* **TASK BRIEF**:
Transcribe each line of the material as it is, and drop any picture.

* **STORED DATA**:
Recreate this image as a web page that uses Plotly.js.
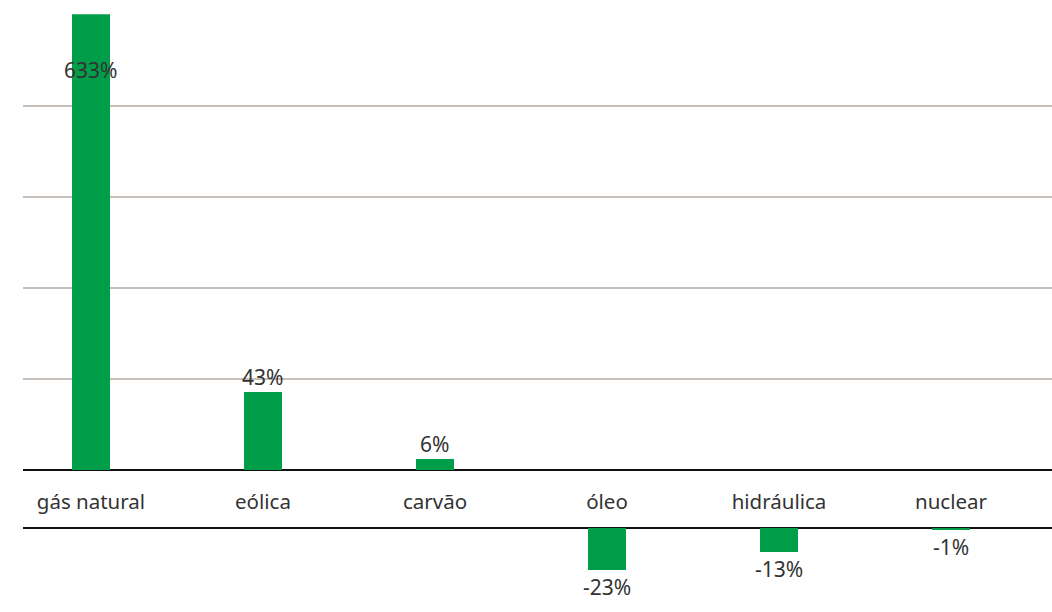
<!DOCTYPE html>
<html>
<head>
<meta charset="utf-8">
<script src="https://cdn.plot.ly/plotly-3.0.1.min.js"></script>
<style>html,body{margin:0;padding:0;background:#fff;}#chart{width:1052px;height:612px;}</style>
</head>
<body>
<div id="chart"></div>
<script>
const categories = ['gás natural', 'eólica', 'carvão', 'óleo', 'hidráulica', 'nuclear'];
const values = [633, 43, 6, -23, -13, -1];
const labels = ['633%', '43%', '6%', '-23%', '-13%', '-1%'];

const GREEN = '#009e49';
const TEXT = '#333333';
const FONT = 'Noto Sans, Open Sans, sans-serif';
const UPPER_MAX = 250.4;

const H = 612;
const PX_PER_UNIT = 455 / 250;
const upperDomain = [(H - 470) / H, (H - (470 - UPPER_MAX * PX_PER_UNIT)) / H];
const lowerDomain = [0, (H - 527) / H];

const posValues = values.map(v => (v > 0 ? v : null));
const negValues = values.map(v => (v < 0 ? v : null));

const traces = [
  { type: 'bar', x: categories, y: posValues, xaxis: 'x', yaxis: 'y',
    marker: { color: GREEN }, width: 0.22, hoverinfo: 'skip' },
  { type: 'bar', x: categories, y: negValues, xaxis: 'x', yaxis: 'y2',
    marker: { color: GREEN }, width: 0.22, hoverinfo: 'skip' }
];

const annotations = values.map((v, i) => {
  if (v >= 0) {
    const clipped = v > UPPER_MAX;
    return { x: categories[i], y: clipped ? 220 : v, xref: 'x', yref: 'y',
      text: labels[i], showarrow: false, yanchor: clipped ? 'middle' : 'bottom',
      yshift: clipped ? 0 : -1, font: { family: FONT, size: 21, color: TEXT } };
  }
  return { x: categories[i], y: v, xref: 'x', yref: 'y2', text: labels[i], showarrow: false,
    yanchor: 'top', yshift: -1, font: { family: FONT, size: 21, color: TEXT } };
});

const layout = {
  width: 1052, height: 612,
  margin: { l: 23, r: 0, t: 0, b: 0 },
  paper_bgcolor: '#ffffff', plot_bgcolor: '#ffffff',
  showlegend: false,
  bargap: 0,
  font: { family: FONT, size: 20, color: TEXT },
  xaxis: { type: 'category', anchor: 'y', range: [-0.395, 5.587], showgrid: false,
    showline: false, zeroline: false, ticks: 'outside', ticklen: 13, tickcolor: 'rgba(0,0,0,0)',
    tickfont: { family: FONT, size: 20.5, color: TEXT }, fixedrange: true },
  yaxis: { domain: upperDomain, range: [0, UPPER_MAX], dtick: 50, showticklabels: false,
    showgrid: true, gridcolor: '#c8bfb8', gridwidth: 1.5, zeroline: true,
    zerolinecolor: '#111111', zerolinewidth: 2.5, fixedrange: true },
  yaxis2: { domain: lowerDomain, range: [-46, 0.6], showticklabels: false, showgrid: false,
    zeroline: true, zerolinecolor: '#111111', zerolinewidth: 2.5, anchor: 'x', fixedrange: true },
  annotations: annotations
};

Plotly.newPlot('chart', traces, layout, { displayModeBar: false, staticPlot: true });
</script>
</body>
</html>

* **TASK ANSWER**:
Recreate this image as a web page that uses Plotly.js.
<!DOCTYPE html>
<html>
<head>
<meta charset="utf-8">
<script src="https://cdn.plot.ly/plotly-3.0.1.min.js"></script>
<style>html,body{margin:0;padding:0;background:#fff;}#chart{width:1052px;height:612px;}</style>
</head>
<body>
<div id="chart"></div>
<script>
const categories = ['gás natural', 'eólica', 'carvão', 'óleo', 'hidráulica', 'nuclear'];
const values = [633, 43, 6, -23, -13, -1];
const labels = ['633%', '43%', '6%', '-23%', '-13%', '-1%'];

const GREEN = '#009e49';
const TEXT = '#333333';
const FONT = 'Noto Sans, Open Sans, sans-serif';
const UPPER_MAX = 250.4;

const H = 612;
const PX_PER_UNIT = 455 / 250;
const upperDomain = [(H - 470) / H, (H - (470 - UPPER_MAX * PX_PER_UNIT)) / H];
const lowerDomain = [0, (H - 527) / H];

const posValues = values.map(v => (v > 0 ? v : null));
const negValues = values.map(v => (v < 0 ? v : null));

const traces = [
  { type: 'bar', x: categories, y: posValues, xaxis: 'x', yaxis: 'y',
    marker: { color: GREEN }, width: 0.22, hoverinfo: 'skip' },
  { type: 'bar', x: categories, y: negValues, xaxis: 'x', yaxis: 'y2',
    marker: { color: GREEN }, width: 0.22, hoverinfo: 'skip' }
];

const annotations = values.map((v, i) => {
  if (v >= 0) {
    const clipped = v > UPPER_MAX;
    return { x: categories[i], y: clipped ? 220 : v, xref: 'x', yref: 'y',
      text: labels[i], showarrow: false, yanchor: clipped ? 'middle' : 'bottom',
      yshift: clipped ? 0 : -1, font: { family: FONT, size: 21, color: TEXT } };
  }
  return { x: categories[i], y: v, xref: 'x', yref: 'y2', text: labels[i], showarrow: false,
    yanchor: 'top', yshift: -1, font: { family: FONT, size: 21, color: TEXT } };
});

const layout = {
  width: 1052, height: 612,
  margin: { l: 23, r: 0, t: 0, b: 0 },
  paper_bgcolor: '#ffffff', plot_bgcolor: '#ffffff',
  showlegend: false,
  bargap: 0,
  font: { family: FONT, size: 20, color: TEXT },
  xaxis: { type: 'category', anchor: 'y', range: [-0.395, 5.587], showgrid: false,
    showline: false, zeroline: false, ticks: 'outside', ticklen: 13, tickcolor: 'rgba(0,0,0,0)',
    tickfont: { family: FONT, size: 20.5, color: TEXT }, fixedrange: true },
  yaxis: { domain: upperDomain, range: [0, UPPER_MAX], dtick: 50, showticklabels: false,
    showgrid: true, gridcolor: '#c8bfb8', gridwidth: 1.5, zeroline: true,
    zerolinecolor: '#111111', zerolinewidth: 2.5, fixedrange: true },
  yaxis2: { domain: lowerDomain, range: [-46, 0.6], showticklabels: false, showgrid: false,
    zeroline: true, zerolinecolor: '#111111', zerolinewidth: 2.5, anchor: 'x', fixedrange: true },
  annotations: annotations
};

Plotly.newPlot('chart', traces, layout, { displayModeBar: false, staticPlot: true });
</script>
</body>
</html>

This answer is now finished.